The azpbs agent parses the PBS configuration each time it's called - jobs, queues, resources. The agent provides this information in the stderr and stdout of the command and to a log file, both at configurable levels. The agent also logs all PBS management commands (qcmd) with arguments to a file.

You can find all these files in the /opt/cycle/pbspro/ directory where you install the agent.

File Location Description
Autoscale Config autoscale.json Configuration for Autoscale, Resource Map, CycleCloud access information
Autoscale Log autoscale.log Agent main thread logging including CycleCloud host management
Demand Log demand.log Detailed log for resource matching
qcmd Trace Log qcmd.log Logging the agent qcmd calls
Logging Config logging.conf Configurations for logging masks and file locations

Defining OpenPBS Resources

This project enables you to associate OpenPBS resources with Azure VM resources through the cyclecloud-pbspro (azpbs) project. You define this resource relationship in autoscale.json. The cluster template includes the following default resources:

{"default_resources": [
   {
      "select": {},
      "name": "ncpus",
      "value": "node.vcpu_count"
   },
   {
      "select": {},
      "name": "group_id",
      "value": "node.placement_group"
   },
   {
      "select": {},
      "name": "host",
      "value": "node.hostname"
   },
   {
      "select": {},
      "name": "mem",
      "value": "node.memory"
   },
   {
      "select": {},
      "name": "vm_size",
      "value": "node.vm_size"
   },
   {
      "select": {},
      "name": "disk",
      "value": "size::20g"
   }]
}

The OpenPBS resource named mem corresponds to a node attribute named node.memory, which represents the total memory of any virtual machine. This configuration lets azpbs handle a resource request like -l mem=4gb by comparing the value of the job resource requirements to node resources.

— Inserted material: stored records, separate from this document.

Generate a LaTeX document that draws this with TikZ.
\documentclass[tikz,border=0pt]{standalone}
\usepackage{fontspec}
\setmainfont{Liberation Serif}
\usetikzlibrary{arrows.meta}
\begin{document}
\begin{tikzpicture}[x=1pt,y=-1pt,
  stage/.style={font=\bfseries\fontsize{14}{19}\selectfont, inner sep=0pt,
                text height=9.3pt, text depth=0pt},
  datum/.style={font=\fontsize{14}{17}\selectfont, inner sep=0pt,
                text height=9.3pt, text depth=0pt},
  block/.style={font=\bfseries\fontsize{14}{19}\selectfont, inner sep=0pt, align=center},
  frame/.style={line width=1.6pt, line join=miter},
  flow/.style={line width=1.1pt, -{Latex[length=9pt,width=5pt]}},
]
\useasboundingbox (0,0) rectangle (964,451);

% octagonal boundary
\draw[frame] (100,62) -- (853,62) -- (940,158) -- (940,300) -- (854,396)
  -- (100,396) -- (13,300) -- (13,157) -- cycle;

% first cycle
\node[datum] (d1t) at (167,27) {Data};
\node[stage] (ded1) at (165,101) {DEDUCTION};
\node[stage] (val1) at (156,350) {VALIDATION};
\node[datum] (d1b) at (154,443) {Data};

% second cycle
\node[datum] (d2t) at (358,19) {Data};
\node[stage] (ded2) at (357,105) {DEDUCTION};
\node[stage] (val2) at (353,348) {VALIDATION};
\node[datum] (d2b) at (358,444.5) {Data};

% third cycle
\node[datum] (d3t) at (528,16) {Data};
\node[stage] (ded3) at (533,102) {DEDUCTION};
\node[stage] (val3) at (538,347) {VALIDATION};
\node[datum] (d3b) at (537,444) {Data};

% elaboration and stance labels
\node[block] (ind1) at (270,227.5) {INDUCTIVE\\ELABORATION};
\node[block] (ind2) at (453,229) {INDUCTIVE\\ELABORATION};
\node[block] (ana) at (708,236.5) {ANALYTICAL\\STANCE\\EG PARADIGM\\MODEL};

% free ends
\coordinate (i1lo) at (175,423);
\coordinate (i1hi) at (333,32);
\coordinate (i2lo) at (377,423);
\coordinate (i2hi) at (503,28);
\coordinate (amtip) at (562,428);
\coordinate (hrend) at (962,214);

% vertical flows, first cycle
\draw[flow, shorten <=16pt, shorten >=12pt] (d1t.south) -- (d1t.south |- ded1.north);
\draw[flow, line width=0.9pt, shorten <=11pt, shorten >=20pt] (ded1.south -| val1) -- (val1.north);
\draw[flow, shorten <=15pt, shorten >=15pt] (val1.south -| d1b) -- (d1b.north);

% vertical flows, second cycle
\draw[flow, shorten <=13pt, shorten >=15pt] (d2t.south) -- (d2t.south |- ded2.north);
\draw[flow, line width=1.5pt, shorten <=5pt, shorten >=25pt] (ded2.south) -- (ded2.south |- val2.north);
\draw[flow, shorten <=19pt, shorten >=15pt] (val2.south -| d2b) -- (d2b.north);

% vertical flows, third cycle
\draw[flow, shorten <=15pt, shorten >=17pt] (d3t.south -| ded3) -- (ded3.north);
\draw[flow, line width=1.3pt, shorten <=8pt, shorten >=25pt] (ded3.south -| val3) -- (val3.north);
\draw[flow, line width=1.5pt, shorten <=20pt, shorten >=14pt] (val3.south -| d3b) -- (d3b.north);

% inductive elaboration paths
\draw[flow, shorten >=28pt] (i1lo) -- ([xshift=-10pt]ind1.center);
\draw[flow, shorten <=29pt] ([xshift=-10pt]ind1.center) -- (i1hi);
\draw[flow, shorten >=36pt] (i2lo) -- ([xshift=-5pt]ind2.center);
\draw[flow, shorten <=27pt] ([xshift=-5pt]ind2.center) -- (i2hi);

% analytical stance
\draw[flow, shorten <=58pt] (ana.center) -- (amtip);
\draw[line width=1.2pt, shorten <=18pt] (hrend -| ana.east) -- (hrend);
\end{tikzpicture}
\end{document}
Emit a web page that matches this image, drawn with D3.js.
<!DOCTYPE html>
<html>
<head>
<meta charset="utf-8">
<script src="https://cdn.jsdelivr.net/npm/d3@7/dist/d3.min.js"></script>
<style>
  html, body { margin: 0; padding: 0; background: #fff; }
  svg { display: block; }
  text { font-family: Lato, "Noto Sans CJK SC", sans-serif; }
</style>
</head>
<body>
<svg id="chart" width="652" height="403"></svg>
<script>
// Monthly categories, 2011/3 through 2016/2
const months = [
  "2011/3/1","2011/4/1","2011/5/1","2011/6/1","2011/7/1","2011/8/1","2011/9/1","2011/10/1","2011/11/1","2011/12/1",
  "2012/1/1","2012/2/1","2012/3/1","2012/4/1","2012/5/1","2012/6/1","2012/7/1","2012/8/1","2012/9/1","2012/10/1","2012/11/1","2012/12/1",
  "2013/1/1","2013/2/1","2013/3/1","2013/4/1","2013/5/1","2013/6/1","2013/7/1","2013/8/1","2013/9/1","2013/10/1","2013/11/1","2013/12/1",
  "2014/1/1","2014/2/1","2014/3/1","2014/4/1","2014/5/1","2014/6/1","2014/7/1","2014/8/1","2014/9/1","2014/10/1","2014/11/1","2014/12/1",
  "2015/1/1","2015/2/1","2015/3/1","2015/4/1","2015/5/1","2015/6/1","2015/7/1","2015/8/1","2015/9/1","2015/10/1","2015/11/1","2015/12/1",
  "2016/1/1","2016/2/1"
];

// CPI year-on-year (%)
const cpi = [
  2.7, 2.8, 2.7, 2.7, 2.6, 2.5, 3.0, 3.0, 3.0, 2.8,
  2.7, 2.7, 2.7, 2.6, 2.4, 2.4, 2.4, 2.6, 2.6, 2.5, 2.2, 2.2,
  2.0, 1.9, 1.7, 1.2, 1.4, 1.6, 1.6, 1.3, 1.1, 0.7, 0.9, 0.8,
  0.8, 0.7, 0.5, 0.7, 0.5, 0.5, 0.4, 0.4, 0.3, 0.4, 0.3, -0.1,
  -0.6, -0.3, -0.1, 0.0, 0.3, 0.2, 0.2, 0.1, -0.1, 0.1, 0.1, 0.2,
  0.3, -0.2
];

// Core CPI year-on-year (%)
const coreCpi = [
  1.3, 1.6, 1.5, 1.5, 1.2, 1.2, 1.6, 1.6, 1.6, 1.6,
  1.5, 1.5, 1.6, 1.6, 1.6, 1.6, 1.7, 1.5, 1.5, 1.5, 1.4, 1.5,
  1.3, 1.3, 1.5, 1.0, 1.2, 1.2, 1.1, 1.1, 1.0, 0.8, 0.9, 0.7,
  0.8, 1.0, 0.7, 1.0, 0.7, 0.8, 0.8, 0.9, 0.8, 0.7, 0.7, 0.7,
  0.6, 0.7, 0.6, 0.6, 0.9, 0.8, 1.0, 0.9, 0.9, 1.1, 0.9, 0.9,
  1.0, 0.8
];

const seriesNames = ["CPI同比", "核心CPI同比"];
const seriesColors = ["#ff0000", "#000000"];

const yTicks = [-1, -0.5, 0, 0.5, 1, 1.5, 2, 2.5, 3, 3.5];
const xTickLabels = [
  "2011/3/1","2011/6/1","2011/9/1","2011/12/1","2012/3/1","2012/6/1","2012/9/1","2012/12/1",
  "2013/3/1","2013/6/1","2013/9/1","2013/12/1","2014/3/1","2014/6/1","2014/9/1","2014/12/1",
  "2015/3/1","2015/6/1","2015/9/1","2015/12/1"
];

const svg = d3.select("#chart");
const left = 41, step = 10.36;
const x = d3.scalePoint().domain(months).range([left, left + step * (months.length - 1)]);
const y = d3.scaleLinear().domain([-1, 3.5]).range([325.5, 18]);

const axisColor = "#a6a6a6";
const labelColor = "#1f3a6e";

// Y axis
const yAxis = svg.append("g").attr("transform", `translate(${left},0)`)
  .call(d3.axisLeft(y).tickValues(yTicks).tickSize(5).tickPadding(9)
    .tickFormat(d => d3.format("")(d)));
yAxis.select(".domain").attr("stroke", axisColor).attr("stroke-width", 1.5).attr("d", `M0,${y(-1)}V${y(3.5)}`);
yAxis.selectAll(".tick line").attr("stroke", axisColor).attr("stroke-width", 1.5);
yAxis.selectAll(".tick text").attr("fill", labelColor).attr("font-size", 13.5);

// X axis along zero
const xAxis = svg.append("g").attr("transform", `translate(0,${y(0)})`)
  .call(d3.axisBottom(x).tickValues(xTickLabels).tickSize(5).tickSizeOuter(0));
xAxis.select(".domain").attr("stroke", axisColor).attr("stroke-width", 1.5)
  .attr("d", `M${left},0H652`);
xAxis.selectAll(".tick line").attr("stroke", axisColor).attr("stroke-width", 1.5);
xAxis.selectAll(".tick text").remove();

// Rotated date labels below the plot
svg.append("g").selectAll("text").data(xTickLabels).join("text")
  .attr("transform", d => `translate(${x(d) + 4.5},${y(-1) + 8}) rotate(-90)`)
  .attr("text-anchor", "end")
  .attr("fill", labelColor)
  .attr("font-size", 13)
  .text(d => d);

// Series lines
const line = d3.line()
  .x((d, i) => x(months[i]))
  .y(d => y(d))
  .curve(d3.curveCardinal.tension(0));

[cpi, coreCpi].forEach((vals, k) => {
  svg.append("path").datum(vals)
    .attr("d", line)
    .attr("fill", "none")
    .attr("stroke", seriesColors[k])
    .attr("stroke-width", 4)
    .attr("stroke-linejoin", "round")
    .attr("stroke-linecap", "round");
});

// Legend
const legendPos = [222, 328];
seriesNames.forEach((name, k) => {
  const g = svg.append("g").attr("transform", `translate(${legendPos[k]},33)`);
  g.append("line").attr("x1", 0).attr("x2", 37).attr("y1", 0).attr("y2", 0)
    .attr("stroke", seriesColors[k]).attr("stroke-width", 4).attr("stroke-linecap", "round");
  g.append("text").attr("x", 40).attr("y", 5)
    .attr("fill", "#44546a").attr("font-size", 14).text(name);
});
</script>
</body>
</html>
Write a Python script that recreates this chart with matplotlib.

Currently, the disk size is set to size::20g. Here's an example of how to handle VM Size specific disk size:

   {
      "select": {"node.vm_size": "Standard_F2"},
      "name": "disk",
      "value": "size::20g"
   },
   {
      "select": {"node.vm_size": "Standard_H44rs"},
      "name": "disk",
      "value": "size::2t"
   }

Autoscale and scale sets

CycleCloud treats spanning and serial jobs differently in OpenPBS clusters. Spanning jobs land on nodes that are part of the same placement group. The placement group has a particular platform meaning VirtualMachineScaleSet with SinglePlacementGroup=true) and CycleCloud manages a named placement group for each spanned node set. Use the PBS resource group_id for this placement group name.

The hpc queue appends the equivalent of -l place=scatter:group=group_id by using native queue defaults.

Installing the CycleCloud OpenPBS Agent azpbs

The OpenPBS CycleCloud cluster manages the installation and configuration of the agent on the server node. The preparation steps include setting PBS resources, queues, and hooks. You can also perform a scripted installation outside of CycleCloud.

# Prerequisite: python3, 3.6 or newer, must be installed and in the PATH
wget https://github.com/Azure/cyclecloud-pbspro/releases/download/2.0.5/cyclecloud-pbspro-pkg-2.0.5.tar.gz
tar xzf cyclecloud-pbspro-pkg-2.0.5.tar.gz
cd cyclecloud-pbspro

# Optional, but recommended. Adds relevant resources and enables strict placement
./initialize_pbs.sh

# Optional. Sets up workq as a colocated, MPI focused queue and creates htcq for non-MPI workloads.
./initialize_default_queues.sh

# Creates the azpbs autoscaler
./install.sh  --venv /opt/cycle/pbspro/venv

# Otherwise insert your username, password, url, and cluster name here.
./generate_autoscale_json.sh --install-dir /opt/cycle/pbspro \
                             --username user \
                             --password password \
                             --url https://fqdn:port \
                             --cluster-name cluster_name

azpbs validate

CycleCloud supports a standard set of autostop attributes across schedulers:

Attribute Description
cyclecloud.cluster.autoscale.stop_enabled Enables autostop on this node. [true/false]
cyclecloud.cluster.autoscale.idle_time_after_jobs The amount of time (in seconds) for a node to sit idle after completing jobs before it autostops.
cyclecloud.cluster.autoscale.idle_time_before_jobs The amount of time (in seconds) for a node to sit idle before completing jobs before it autostops.

Note

CycleCloud doesn't support the bursting configuration with Open PBS.

Note

Even though Windows is an officially supported Open PBS platform, CycleCloud doesn't support running Open PBS on Windows at this time.